Varela Gomes adoptou um discurso combativo, inspirando-lhes contenção e firmeza. Ao magistrado que, sugerindo-lhe uma declaração de arrependimento, lhe perguntava se voltaria a pegar em armas contra o regime, respondeu ele, apontando os pides que enchiam a assistência, que isso seria, “naquelas circunstâncias”, impossível. No discurso final, afirmou que aquele banco dos réus sempre cheio de gente era o refúgio da honra num país que resistia. Acrescentou depois: “Levei até à última fronteira da legalidade o meu protesto, pouco me tendo surpreendido ver confirmada a inutilidade de uma oposição leal, a peito descoberto. Nunca um governo desta espécie policial e predatória abandonou o poder a não ser expulso pela força”. E concluiu, lapidarmente, com um apelo a “que, quanto antes, outros triunfem onde nós fomos vencidos”.

A maioria dos réus foi condenada em penas relativamente curtas, saindo em liberdade ao fim de pouco tempo. Manuel Serra apanhou a pena mais pesada, de dez anos, e logo a seguir Varela Gomes, uma de seis anos. O seu protagonismo na vida política portuguesa tinha durado dois meses e prolongara-se até ao final do julgamento. Cumpriu a pena e foi libertado em 1968, meses antes de Salazar cair da cadeira e ficar incapacitado.

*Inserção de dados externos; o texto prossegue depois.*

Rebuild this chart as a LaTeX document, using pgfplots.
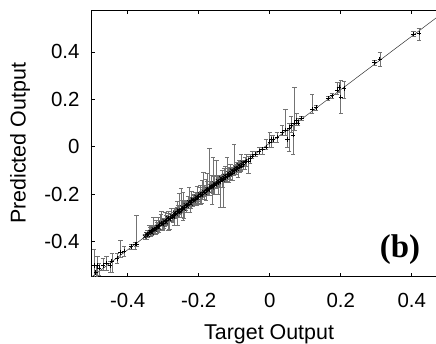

A chamada “Primavera marcelista” pouco lhe aproveitou, porque a PIDE continuava a vigiar cada um dos seus passos, com plantões ininterruptos das 9 h da manhã à 1 h da madrugada, e a vigiar toda a sua família. Nos seis anos de liberdade condicionada que se seguiram, iria lutar pela vida em diversos empregos e retomar nos núcleos da CDE uma actividade política que lhe estava expressamente proibida.